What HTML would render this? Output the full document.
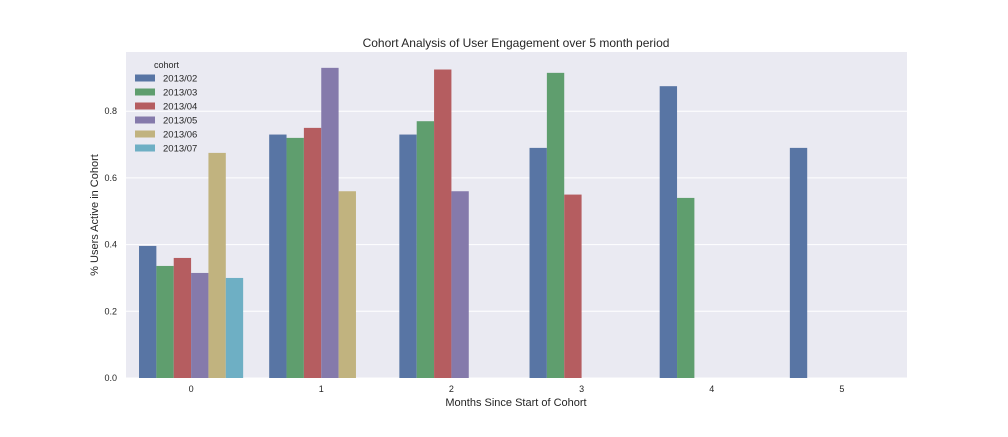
<!DOCTYPE html>
<html><head><meta charset="utf-8"><style>
body{margin:0;background:#fff;font-family:"Liberation Sans","DejaVu Sans",sans-serif}
svg text{font-family:"Liberation Sans","DejaVu Sans",sans-serif;fill:#262626}
</style></head><body>
<svg id="chart" width="1008" height="432" xmlns="http://www.w3.org/2000/svg">
<rect x="126" y="52" width="781" height="326" fill="#eaeaf2"/>
<g id="grid"></g><g id="bars"></g><g id="ticks"></g>
<text x="516" y="47" text-anchor="middle" font-size="12">Cohort Analysis of User Engagement over 5 month period</text>
<text x="516" y="406" text-anchor="middle" font-size="11">Months Since Start of Cohort</text>
<text x="98" y="215" text-anchor="middle" font-size="11" transform="rotate(-90 98 215)">% Users Active in Cohort</text>
<g id="legend">
<text x="154" y="68" font-size="9">cohort</text>
</g>
</svg>
<script>
const categories=["0","1","2","3","4","5"];
const cohorts=["2013/02","2013/03","2013/04","2013/05","2013/06","2013/07"];
const colors=["#5875a4","#5f9e6e","#b55d60","#857aab","#c1b37f","#6eafc4"];
const s0201=[0.396,0.73,0.73,0.69,0.875,0.69];
const s0203=[0.336,0.72,0.77,0.915,0.54,null];
const s0204=[0.36,0.75,0.925,0.55,null,null];
const s0205=[0.315,0.93,0.56,null,null,null];
const s0206=[0.675,0.56,null,null,null,null];
const s0207=[0.30,null,null,null,null,null];
const series=[s0201,s0203,s0204,s0205,s0206,s0207];
const yTicks=[0,0.2,0.4,0.6,0.8];
const yTickLabels=["0.0","0.2","0.4","0.6","0.8"];
const NS="http://www.w3.org/2000/svg";
const X0=126,W=781,Y0=378,PX=333.5;
const y=v=>Y0-v*PX;
const band=W/categories.length, bw=band*0.8/cohorts.length;
const xb=(ci,si)=>X0+ci*band+band*0.1+si*bw;
function mk(t,a,p){const e=document.createElementNS(NS,t);for(const k in a)e.setAttribute(k,a[k]);p.appendChild(e);return e;}
const G=document.getElementById('grid'),B=document.getElementById('bars'),T=document.getElementById('ticks'),L=document.getElementById('legend');
yTicks.forEach((v,i)=>{
 const l=mk('line',{x1:X0,x2:X0+W,y1:y(v),y2:y(v),stroke:'#fff','stroke-width':1},G);
 
 
 const t=mk('text',{x:117,y:y(v)+3,'text-anchor':'end','font-size':9},T);t.textContent=yTickLabels[i];
 
 
});
categories.forEach((c,ci)=>{
 const t=mk('text',{x:X0+ci*band+band/2,y:392,'text-anchor':'middle','font-size':9},T);t.textContent=c;
 
 
 series.forEach((s,si)=>{
  const v=s[ci]; if(v==null)return;
  const r=mk('rect',{x:xb(ci,si),y:y(v),width:bw,height:Y0-y(v),fill:colors[si]},B);
  
  
 });
});
cohorts.forEach((c,i)=>{
 const yy=78+i*14;
 const r=mk('rect',{x:135,y:yy-3.5,width:20,height:7,fill:colors[i]},L);
 
 
 const t=mk('text',{x:163,y:yy+3.5,'font-size':9.5},L);t.textContent=c;
 
 
});
</script>
</body></html>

• **INSTRUCTIONS TO FOLLOW**: Copy out the whole listing exactly, and don't carry over any pictures.

• **THE OUTPUT**:
What HTML would render this? Output the full document.
<!DOCTYPE html>
<html><head><meta charset="utf-8"><style>
body{margin:0;background:#fff;font-family:"Liberation Sans","DejaVu Sans",sans-serif}
svg text{font-family:"Liberation Sans","DejaVu Sans",sans-serif;fill:#262626}
</style></head><body>
<svg id="chart" width="1008" height="432" xmlns="http://www.w3.org/2000/svg">
<rect x="126" y="52" width="781" height="326" fill="#eaeaf2"/>
<g id="grid"></g><g id="bars"></g><g id="ticks"></g>
<text x="516" y="47" text-anchor="middle" font-size="12">Cohort Analysis of User Engagement over 5 month period</text>
<text x="516" y="406" text-anchor="middle" font-size="11">Months Since Start of Cohort</text>
<text x="98" y="215" text-anchor="middle" font-size="11" transform="rotate(-90 98 215)">% Users Active in Cohort</text>
<g id="legend">
<text x="154" y="68" font-size="9">cohort</text>
</g>
</svg>
<script>
const categories=["0","1","2","3","4","5"];
const cohorts=["2013/02","2013/03","2013/04","2013/05","2013/06","2013/07"];
const colors=["#5875a4","#5f9e6e","#b55d60","#857aab","#c1b37f","#6eafc4"];
const s0201=[0.396,0.73,0.73,0.69,0.875,0.69];
const s0203=[0.336,0.72,0.77,0.915,0.54,null];
const s0204=[0.36,0.75,0.925,0.55,null,null];
const s0205=[0.315,0.93,0.56,null,null,null];
const s0206=[0.675,0.56,null,null,null,null];
const s0207=[0.30,null,null,null,null,null];
const series=[s0201,s0203,s0204,s0205,s0206,s0207];
const yTicks=[0,0.2,0.4,0.6,0.8];
const yTickLabels=["0.0","0.2","0.4","0.6","0.8"];
const NS="http://www.w3.org/2000/svg";
const X0=126,W=781,Y0=378,PX=333.5;
const y=v=>Y0-v*PX;
const band=W/categories.length, bw=band*0.8/cohorts.length;
const xb=(ci,si)=>X0+ci*band+band*0.1+si*bw;
function mk(t,a,p){const e=document.createElementNS(NS,t);for(const k in a)e.setAttribute(k,a[k]);p.appendChild(e);return e;}
const G=document.getElementById('grid'),B=document.getElementById('bars'),T=document.getElementById('ticks'),L=document.getElementById('legend');
yTicks.forEach((v,i)=>{
 const l=mk('line',{x1:X0,x2:X0+W,y1:y(v),y2:y(v),stroke:'#fff','stroke-width':1},G);
 
 
 const t=mk('text',{x:117,y:y(v)+3,'text-anchor':'end','font-size':9},T);t.textContent=yTickLabels[i];
 
 
});
categories.forEach((c,ci)=>{
 const t=mk('text',{x:X0+ci*band+band/2,y:392,'text-anchor':'middle','font-size':9},T);t.textContent=c;
 
 
 series.forEach((s,si)=>{
  const v=s[ci]; if(v==null)return;
  const r=mk('rect',{x:xb(ci,si),y:y(v),width:bw,height:Y0-y(v),fill:colors[si]},B);
  
  
 });
});
cohorts.forEach((c,i)=>{
 const yy=78+i*14;
 const r=mk('rect',{x:135,y:yy-3.5,width:20,height:7,fill:colors[i]},L);
 
 
 const t=mk('text',{x:163,y:yy+3.5,'font-size':9.5},L);t.textContent=c;
 
 
});
</script>
</body></html>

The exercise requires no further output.